To kick off the winter board meeting, Skydive Arizona in Eloy invited all USPA staff and board members to a day of fun jumping. DZOs Larry and Shawn Hill provided a red-carpet experience. Those who attended enjoyed world-class load organizing from Steve Woodford, a thrilling jump from the DC-3, homemade slow-cooked barbecue courtesy of Steve Hill and a tour of the grounds in a World War II-era Lockheed Lodestar aircraft. From formation skydiving to wingsuiting, both board and staff had a fantastic time breaking the ice before the meeting.

Executive Director’s Report

The first board meeting of each year begins with the executive director’s report, which recaps the statistics, accomplishments and challenges from the previous calendar year. Executive Director Ed Scott delivered the report for 2019, a year that by all measures was successful for USPA. Membership continued to grow and reached a historic high of 41,271. USPA also issued more licenses—8,741—than in any previous year. Financially, USPA is on solid footing. The organization easily kept expenses well below budgeted revenues, allowing it to save for major fights and rainy days to come.

Other 2019 accomplishments included an effective push to have skydivers file more incident reports, which resulted in a five-fold increase in submissions; implementation of an online rating-renewal and rating-course-management system; a successful all-events USPA National Championships; providing administrative support that assisted the U.S. Team with attending seven Féderátion Aéronautique Internationale World Cups in six countries; and gaining positive coverage of skydiving medalists and record-setters in more than 100 national, regional and local media outlets. USPA is well positioned for 2020 and beyond.

Safety & Training

The Safety & Training Committee—chaired by Michael Wadkins—once again addressed removing the night-jump requirements for the D license, an issue the committee has discussed but not taken action on many times before. This year, Wadkins brought a fresh new approach to the table, and after a prolonged debate, the committee and then the full board accepted a motion that would not remove night jumps but make them one of the following five options to prove skill progression when applying for a D license:

  • Make two night jumps
  • Land within seven feet of the target center on 50 jumps
  • Participate in a canopy formation of a 3-stack or larger
  • Complete an intentional water jump
  • Complete 100 formation skydives, at least 25 of which must involve at least eight participants

Jumpers must still make two night jumpers before applying for a USPA PRO rating. More information on these changes—which go into effect on May 1—is available in “Rating Corner” in this issue of Parachutist.

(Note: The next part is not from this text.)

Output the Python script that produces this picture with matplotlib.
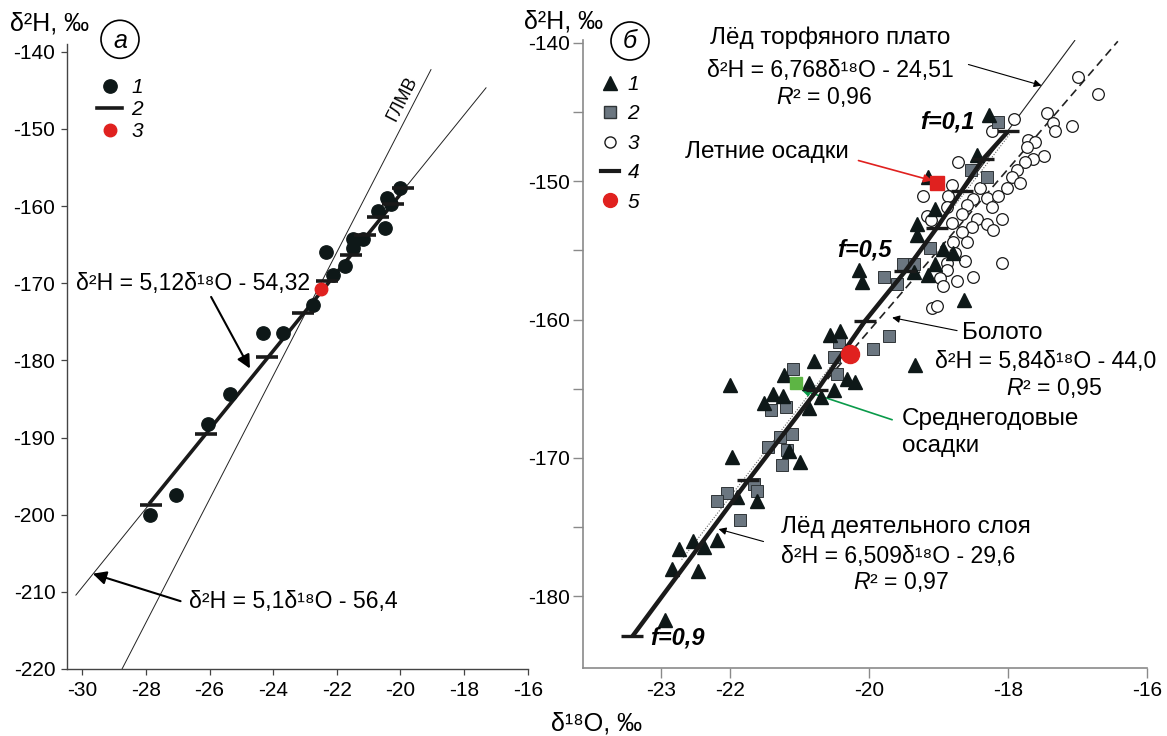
import matplotlib
matplotlib.use('Agg')
import matplotlib.pyplot as plt
from matplotlib.lines import Line2D
from matplotlib.patches import Ellipse
import numpy as np

plt.rcParams['font.family'] = ['Liberation Sans', 'DejaVu Sans']
plt.rcParams['mathtext.fontset'] = 'custom'
plt.rcParams['mathtext.rm'] = 'Liberation Sans'
plt.rcParams['mathtext.it'] = 'Liberation Sans:italic'
plt.rcParams['mathtext.bf'] = 'Liberation Sans:bold'
plt.rcParams['axes.unicode_minus'] = False

# ---------------- panel a data ----------------
a_pts_x = [-20.0, -20.43, -20.30, -20.72, -20.48, -21.48, -21.18, -21.48, -22.35,
           -21.74, -22.13, -22.74, -24.31, -23.68, -25.36, -26.05, -27.06, -27.88]
a_pts_y = [-157.6, -159.0, -159.7, -160.7, -162.9, -164.3, -164.3, -165.5, -165.9,
           -167.8, -168.9, -172.8, -176.5, -176.5, -184.4, -188.3, -197.5, -200.1]
a_calc_x = [-19.92, -20.22, -20.69, -21.11, -21.56, -22.31, -23.05, -24.18, -26.1, -27.84]
a_calc_y = [-157.6, -159.8, -161.4, -163.8, -166.3, -169.7, -173.8, -179.5, -189.5, -198.7]
a_red_x = [-22.5]
a_red_y = [-170.8]
a_fit_x = [-27.9, -19.85]          # thick regression line ends
a_fit_y = [-198.6, -157.7]
a_lmwl_x = [-30.2, -17.31]         # d2H = 5.1 d18O - 56.4
a_lmwl_slope, a_lmwl_int = 5.1, -56.4
a_gmwl_x = [-28.75, -19.04]        # GMWL d2H = 8 d18O + 10
a_gmwl_slope, a_gmwl_int = 8.0, 10.0
a_xticks = [-30, -28, -26, -24, -22, -20, -18, -16]
a_yticks = [-140, -150, -160, -170, -180, -190, -200, -210, -220]

# ---------------- panel b data ----------------
b_tri_x = [-18.28, -18.45, -19.15, -19.05, -19.31, -19.31, -18.94, -18.79, -19.05, -19.15,
           -19.36, -20.14, -20.10, -18.64, -20.42, -20.56, -19.34, -20.80, -21.23, -20.87,
           -20.51, -20.32, -20.20, -22.0, -21.52, -21.38, -21.24, -20.87, -20.70, -21.98,
           -21.16, -20.99, -21.90, -21.62, -22.74, -22.53, -22.38, -22.19, -22.84, -22.46, -22.94]
b_tri_y = [-145.2, -148.1, -149.7, -152.0, -153.1, -153.9, -154.9, -155.2, -156.0, -156.8,
           -156.6, -156.4, -157.3, -158.6, -160.8, -161.1, -163.3, -163.0, -164.0, -164.6,
           -165.1, -164.3, -164.5, -164.7, -166.0, -165.4, -165.5, -166.4, -165.6, -169.9,
           -169.5, -170.3, -172.8, -173.1, -176.6, -176.0, -176.4, -175.9, -178.0, -178.2, -181.7]
b_sq_x = [-18.14, -18.54, -18.31, -19.13, -19.51, -19.35, -19.78, -19.60, -19.72, -19.94,
          -20.43, -20.51, -20.47, -21.09, -21.41, -21.20, -21.11, -21.28, -21.45, -21.18,
          -21.26, -21.66, -21.62, -22.05, -22.19, -21.86]
b_sq_y = [-145.7, -149.2, -149.7, -154.8, -156.0, -156.0, -156.9, -157.4, -161.2, -162.1,
          -161.6, -162.7, -163.9, -163.6, -166.5, -166.3, -168.3, -168.5, -169.2, -169.4,
          -170.5, -171.9, -172.4, -172.5, -173.1, -174.5]
b_circ_x = [-16.99, -16.70, -17.92, -17.44, -17.35, -17.08, -17.32, -18.23, -17.71, -17.61,
            -17.73, -17.49, -17.64, -17.76, -18.72, -17.87, -17.95, -17.83, -18.81, -18.02,
            -18.40, -19.22, -18.86, -18.50, -18.31, -18.14, -18.59, -18.23, -18.88, -18.67,
            -18.45, -18.09, -18.81, -18.31, -18.52, -19.17, -18.67, -18.21, -18.79, -18.59,
            -18.76, -18.88, -18.62, -18.09, -18.88, -18.98, -18.74, -18.50, -18.93, -19.10,
            -19.03, -19.11]
b_circ_y = [-142.5, -143.7, -145.5, -145.1, -145.8, -146.0, -146.4, -146.4, -147.0, -147.2,
            -147.5, -148.2, -148.4, -148.6, -148.6, -149.2, -149.7, -150.1, -150.3, -150.5,
            -150.5, -151.1, -151.1, -151.3, -151.2, -151.1, -151.7, -151.9, -151.9, -152.4,
            -152.7, -152.7, -153.0, -153.1, -153.3, -152.5, -153.7, -153.5, -154.4, -154.4,
            -155.2, -155.9, -155.8, -155.9, -156.4, -157.0, -157.2, -156.9, -157.6, -159.2,
            -159.0, -152.8]
# Rayleigh model points f = 0.1 ... 0.9
b_f = [0.1, 0.2, 0.3, 0.4, 0.5, 0.6, 0.7, 0.8, 0.9]
b_model_x = [-18.0, -18.36, -18.67, -19.03, -19.48, -20.06, -20.75, -21.74, -23.41]
b_model_y = [-146.4, -148.4, -150.7, -153.4, -156.5, -160.1, -165.1, -171.6, -182.9]
b_summer_x, b_summer_y = [-19.03], [-150.1]
b_annual_x, b_annual_y = [-21.06], [-164.6]
b_mean_x, b_mean_y = [-20.27], [-162.5]
b_peat_x = [-22.9, -17.04]        # d2H = 6.768 d18O - 24.51
b_peat_slope, b_peat_int = 6.768, -24.51
b_act_x = [-22.7, -17.95]         # d2H = 6.509 d18O - 29.6
b_act_slope, b_act_int = 6.509, -29.6
b_bog_x = [-20.6, -16.42]         # d2H = 5.84 d18O - 44.0
b_bog_slope, b_bog_int = 5.84, -44.0
b_xticks = [-23, -22, -20, -18, -16]
b_yticks = [-140, -145, -150, -155, -160, -165, -170, -175, -180]

# ---------------- figure ----------------
W, H = 1167, 736
def fx(px): return px / W
def fy(py): return 1 - py / H

fig = plt.figure(figsize=(W / 100, H / 100), dpi=100)

BLK = '#0e1818'
RED = '#e0211f'
GRN = '#5db544'
SQF = '#6b7680'
SQE = '#2f3437'

# ---- panel a ----
ax1 = fig.add_axes([fx(67.3), fy(669), (527.7 - 67.3) / W, (669 - 44) / H])
ax1.set_xlim(-30.47, -16)
ax1.set_ylim(-220, -139.0)
for s in ['top', 'right']:
    ax1.spines[s].set_visible(False)
for s in ['left', 'bottom']:
    ax1.spines[s].set_color('#444444')
    ax1.spines[s].set_linewidth(1.0)
ax1.set_xticks(a_xticks)
ax1.set_yticks(a_yticks)
ax1.tick_params(direction='out', length=4.5, width=0.9, color='#444444',
                labelsize=15, pad=4)

xg = np.array(a_gmwl_x)
ax1.plot(xg, a_gmwl_slope * xg + a_gmwl_int, color='#222222', lw=0.7)
xl = np.array(a_lmwl_x)
ax1.plot(xl, a_lmwl_slope * xl + a_lmwl_int, color='#222222', lw=0.7)
ax1.plot(a_fit_x, a_fit_y, color='#1a1a1a', lw=2.6, solid_capstyle='butt')
ax1.plot(a_pts_x, a_pts_y, 'o', ms=9.6, color=BLK, mec=BLK, zorder=4)
ax1.plot(a_calc_x, a_calc_y, '_', ms=16, mew=2.6, color='#1a1a1a', zorder=5)
ax1.plot(a_red_x, a_red_y, 'o', ms=9, color=RED, mec=RED, zorder=6)

ha_a = [Line2D([], [], marker='o', ls='none', ms=9.6, color=BLK),
        Line2D([], [], color='#1a1a1a', lw=2.6),
        Line2D([], [], marker='o', ls='none', ms=9, color=RED)]
ax1.legend(ha_a, ['1', '2', '3'], loc='upper left',
           bbox_to_anchor=((97 - 67.3) / 460.4, (669 - 78) / 625),
           frameon=False, handlelength=1.2, handletextpad=0.45, labelspacing=0.14,
           borderpad=0, borderaxespad=0, prop={'style': 'italic', 'size': 15})

arr_big = dict(arrowstyle='-|>', color='black', lw=1.5, mutation_scale=20,
               shrinkA=0, shrinkB=0)
ax1.annotate('', xy=(-24.73, -181.06), xytext=(-25.95, -171.78), arrowprops=arr_big)
ax1.annotate('', xy=(-29.67, -207.65), xytext=(-26.91, -211.21), arrowprops=arr_big)

fs = 16.6
fig.text(fx(10), fy(24), 'δ²H, ‰', fontsize=18, ha='left', va='center')
fig.add_artist(Ellipse((fx(120), fy(39.3)), 38 / W, 38 / H, transform=fig.transFigure,
                       fill=False, lw=1.2, ec='black'))
fig.text(fx(120), fy(40.5), 'а', fontsize=18, style='italic', ha='center', va='center')
fig.text(fx(76), fy(283.3), 'δ²H = 5,12δ¹⁸O - 54,32', fontsize=fs,
         ha='left', va='center')
fig.text(fx(189), fy(601.7), 'δ²H = 5,1δ¹⁸O - 56,4', fontsize=fs,
         ha='left', va='center')
fig.text(fx(402), fy(98.3), 'ГЛМВ', fontsize=13, rotation=63, ha='center', va='center',
         rotation_mode='anchor')

# ---- panel b ----
ax2 = fig.add_axes([fx(583), fy(668.3), (1147 - 583) / W, (668.3 - 40) / H])
ax2.set_xlim(-24.12, -16)
ax2.set_ylim(-185.2, -139.8)
for s in ['top', 'right']:
    ax2.spines[s].set_visible(False)
for s in ['left', 'bottom']:
    ax2.spines[s].set_color('#8a8a8a')
    ax2.spines[s].set_linewidth(1.2)
ax2.set_xticks(b_xticks)
ax2.set_yticks(b_yticks)
ax2.set_yticklabels([str(v) if v % 10 == 0 else '' for v in b_yticks])
ax2.tick_params(direction='out', length=7, width=1.0, color='#8a8a8a',
                labelsize=15, pad=2.5)

xp = np.array(b_peat_x)
ax2.plot(xp, b_peat_slope * xp + b_peat_int, color='#222222', lw=0.8, zorder=2)
xa = np.array(b_act_x)
ax2.plot(xa, b_act_slope * xa + b_act_int, color='#666666', lw=0.8, ls=(0, (1, 1.5)), zorder=2)
xb = np.array(b_bog_x)
ax2.plot(xb, b_bog_slope * xb + b_bog_int, color='#222222', lw=1.2, ls=(0, (5, 3)), zorder=2)

ax2.plot(b_circ_x, b_circ_y, 'o', ms=8.4, mfc='white', mec='#1a1a1a', mew=0.9, zorder=3)
ax2.plot(b_sq_x, b_sq_y, 's', ms=8.4, mfc=SQF, mec=SQE, mew=0.7, zorder=4)
ax2.plot(b_tri_x, b_tri_y, '^', ms=9.5, color=BLK, mec=BLK, zorder=5)
ax2.plot(b_model_x, b_model_y, color='#1a1a1a', lw=3.2, zorder=6, solid_capstyle='butt')
ax2.plot(b_model_x, b_model_y, '_', ms=16.3, mew=2.4, color='#1a1a1a', zorder=6)
ax2.plot(b_summer_x, b_summer_y, 's', ms=10, color=RED, mec=RED, zorder=7)
ax2.plot(b_annual_x, b_annual_y, 's', ms=8, color=GRN, mec=GRN, zorder=7)
ax2.plot(b_mean_x, b_mean_y, 'o', ms=13, color=RED, mec=RED, zorder=7)

ha_b = [Line2D([], [], marker='^', ls='none', ms=9.5, color=BLK),
        Line2D([], [], marker='s', ls='none', ms=8.4, mfc=SQF, mec=SQE),
        Line2D([], [], marker='o', ls='none', ms=8, mfc='white', mec='#1a1a1a'),
        Line2D([], [], color='#1a1a1a', lw=3),
        Line2D([], [], marker='o', ls='none', ms=10, color=RED)]
ax2.legend(ha_b, ['1', '2', '3', '4', '5'], loc='upper left',
           bbox_to_anchor=((601 - 583) / 564, (668.3 - 75) / 628.3),
           frameon=False, handlelength=0.87, handletextpad=0.4, labelspacing=0.5,
           borderpad=0, borderaxespad=0, prop={'style': 'italic', 'size': 15})

arr_small = dict(arrowstyle='-|>', color='black', lw=0.8, mutation_scale=11,
                 shrinkA=0, shrinkB=0)
ax2.annotate('', xy=(-17.518, -143.09), xytext=(-18.571, -141.57), arrowprops=arr_small)
ax2.annotate('', xy=(-19.094, -149.96), xytext=(-20.154, -148.51),
             arrowprops=dict(arrowstyle='-|>', color=RED, lw=1.2, mutation_scale=12,
                             shrinkA=0, shrinkB=0), zorder=8)
ax2.annotate('', xy=(-19.669, -159.86), xytext=(-18.734, -160.80), arrowprops=arr_small)
ax2.annotate('', xy=(-20.978, -165.07), xytext=(-19.669, -167.24),
             arrowprops=dict(arrowstyle='-|>', color='#0a9a4a', lw=1.2, mutation_scale=12,
                             shrinkA=0, shrinkB=0))
ax2.annotate('', xy=(-22.168, -175.14), xytext=(-21.521, -176.04), arrowprops=arr_small)

fig.text(fx(524), fy(22), 'δ²H, ‰', fontsize=18, ha='left', va='center')
fig.add_artist(Ellipse((fx(630), fy(41)), 38 / W, 38 / H, transform=fig.transFigure,
                       fill=False, lw=1.2, ec='black'))
fig.text(fx(630), fy(41), 'б', fontsize=18, style='italic', ha='center', va='center')

fig.text(fx(830), fy(38), 'Лёд торфяного плато', fontsize=17.5, ha='center', va='center')
fig.text(fx(830), fy(71), 'δ²H = 6,768δ¹⁸O - 24,51', fontsize=fs, ha='center', va='center')
fig.text(fx(824), fy(96.7), '$R$² = 0,96', fontsize=fs, ha='center', va='center')
fig.text(fx(767), fy(151.7), 'Летние осадки', fontsize=17.5, ha='center', va='center')
fig.text(fx(920), fy(121.7), 'f=0,1', fontsize=17, ha='left', va='center',
         style='italic', weight='bold')
fig.text(fx(837), fy(250), 'f=0,5', fontsize=17, ha='left', va='center',
         style='italic', weight='bold')
fig.text(fx(650), fy(638.3), 'f=0,9', fontsize=17, ha='left', va='center',
         style='italic', weight='bold')
fig.text(fx(962), fy(333), 'Болото', fontsize=17.5, ha='left', va='center')
fig.text(fx(935), fy(361.7), 'δ²H = 5,84δ¹⁸O - 44,0', fontsize=fs, ha='left', va='center')
fig.text(fx(1005.5), fy(388.3), '$R$² = 0,95', fontsize=fs, ha='left', va='center')
fig.text(fx(902), fy(419.3), 'Среднегодовые', fontsize=17.5, ha='left', va='center')
fig.text(fx(902), fy(446), 'осадки', fontsize=17.5, ha='left', va='center')
fig.text(fx(781), fy(526.7), 'Лёд деятельного слоя', fontsize=17.5, ha='left', va='center')
fig.text(fx(781), fy(556), 'δ²H = 6,509δ¹⁸O - 29,6', fontsize=fs, ha='left', va='center')
fig.text(fx(852.6), fy(581.7), '$R$² = 0,97', fontsize=fs, ha='left', va='center')
fig.text(fx(551), fy(723), 'δ¹⁸O, ‰', fontsize=18, ha='left', va='center')

fig.savefig('out.png', dpi=100)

The full board also approved a motion by the Safety & Training Committee to add language to the Basic Safety Requirements that prohibits jumping within eight hours of consuming alcohol. This change raises the previous standards and brings skydivers under the same rules as the rest of the aviation community.

Competition

Competition Committee Chair Kirk Verner facilitated efficient dialogue over concerns with the previously published schedule of the 2020 USPA National Skydiving and Parachuting Championships at Skydive City Zephyrhills in Florida. After receiving feedback from members and having a long discussion with meet management, the committee approved a revision to the schedule, which is now updated at

uspa.org/nationals. The committee also formally adopted the freestyle canopy piloting event based on International Skydiving Commission competition rules and including the same modifications as the test event held at the 2019 USPA Nationals. USPA will add a new chapter to the Skydiver’s Competition Manual for this event.

The committee also looked at records and made a few changes. First, the committee adjusted fees for state and national night records to be more in line with the fees for FAI World Records. The committee also approved the state night record category. (USPA previously recognized only national night records.) Finally, the committee determined that competitors would be eligible to set competition records only if competing in the open class.

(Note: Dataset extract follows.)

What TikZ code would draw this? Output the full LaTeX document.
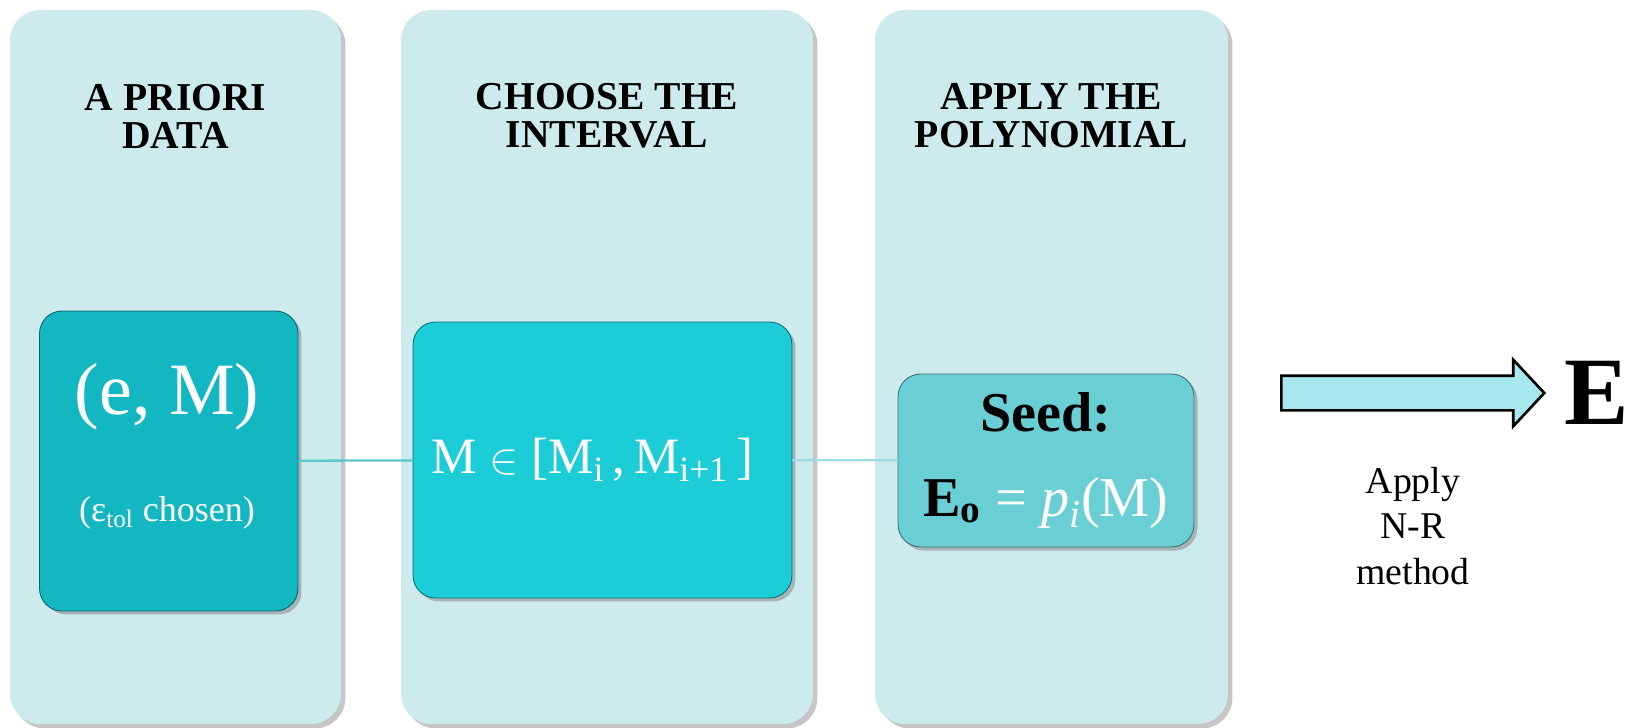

The competition committee also discussed the 2020 United States Parachute Team. With full board approval, the committee allocated an additional $1,000 to each team leader. The board also approved a redesign of the team uniforms and, for the first time, approved USPA to pay for the team members’ uniforms.

As usual, the committee made many rule changes and revisions to various competition events. Competitors interested in these modifications can find them outlined in the relevant chapters of the Skydiver’s Competition Manual.

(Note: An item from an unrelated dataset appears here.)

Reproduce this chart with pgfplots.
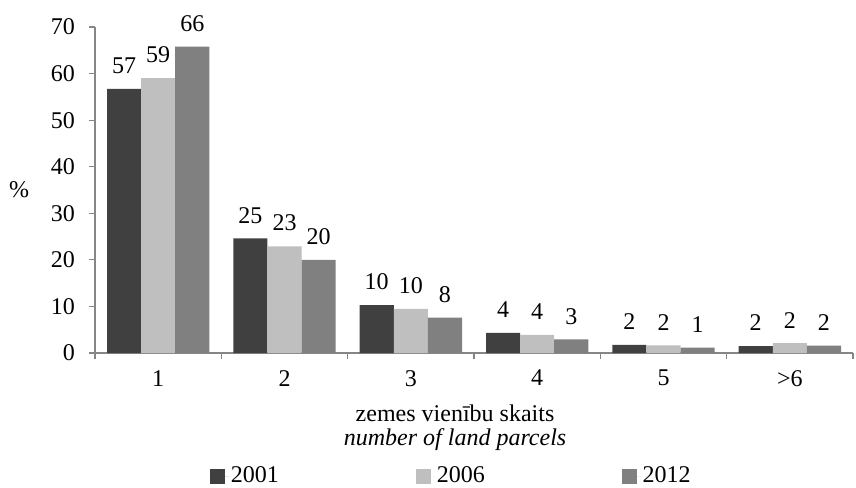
\documentclass[border=0pt]{standalone}
\usepackage{pgfplots}
\pgfplotsset{compat=1.18}
\usepackage{fontspec}
\setmainfont{Liberation Serif}
\definecolor{cA}{HTML}{404040}
\definecolor{cB}{HTML}{BFBFBF}
\definecolor{cC}{HTML}{808080}
\definecolor{axgray}{HTML}{868686}
\newcommand{\fs}{\fontsize{24bp}{24bp}\selectfont}
\begin{document}
\fs
\begin{tikzpicture}
\useasboundingbox (-95bp,-135bp) rectangle (761bp,353bp);
\begin{axis}[
  scale only axis,
  width=758bp, height=326bp,
  ymin=0, ymax=70, ytick={0,10,...,70},
  xmin=-0.5, xmax=5.5,
  xtick={0,1,2,3,4,5},
  xticklabels={1,2,3,4,5,>6},
  minor xtick={-0.5,0.5,1.5,2.5,3.5,4.5,5.5},
  major x tick style={draw=none},
  minor tick length=6bp,
  major tick length=6bp,
  tick align=outside,
  tick pos=left,
  axis x line*=bottom,
  axis y line*=left,
  axis line style={axgray, line width=1.2pt},
  every tick/.style={axgray, line width=1.2pt},
  tick label style={font=\fs},
  xticklabel style={yshift=-3bp},
  yticklabel style={xshift=-6bp},
  /pgf/number format/assume math mode=true,
  ylabel={\%},
  ylabel style={at={(axis description cs:0,0.5)}, anchor=center, rotate=-90, xshift=-76bp, font=\fs},
  xlabel={zemes vienību skaits\\\textit{number of land parcels}},
  xlabel style={at={(axis description cs:0.475,0)}, anchor=center, align=center, font=\fs, yshift=-75bp},
  ybar=0pt,
  bar width=0.27,
  point meta=explicit symbolic,
  nodes near coords,
  every node near coord/.append style={font=\fs, yshift=7bp},
  legend style={at={(0.47,-0.378)}, anchor=center, draw=none, legend columns=3,
    font=\fs, inner sep=0pt,
    /tikz/every even column/.append style={column sep=135bp}},
  legend image code/.code={\fill[#1] (0bp,-7.5bp) rectangle (15bp,7.5bp); \path (0bp,0bp) -- (19bp,0bp);},
]
\addplot[fill=cA, draw=none, bar shift=-0.27] coordinates {(0,56.7)[57] (1,24.6)[25] (2,10.3)[10] (3,4.3)[4] (4,1.75)[2] (5,1.5)[2]};
\addplot[fill=cB, draw=none, bar shift=0] coordinates {(0,59.0)[59] (1,22.9)[23] (2,9.5)[10] (3,3.9)[4] (4,1.65)[2] (5,2.1)[2]};
\addplot[fill=cC, draw=none, bar shift=0.27] coordinates {(0,65.8)[66] (1,20.0)[20] (2,7.6)[8] (3,2.9)[3] (4,1.15)[1] (5,1.6)[2]};
\legend{2001,2006,2012}
\end{axis}
\end{tikzpicture}
\end{document}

The full board also approved a number of motions—most of which clarified or made minor revisions to USPA policies and manuals—that arose from the seven other board committees. Finally, the board awarded the 2021 USPA National Skydiving and Parachuting Championships to Skydive Arizona in Eloy and the 2021 USPA National Collegiate Skydiving Championships to Skydive Elsinore in California.

The USPA Board next meets July 10-12 in Nashville, Tennessee.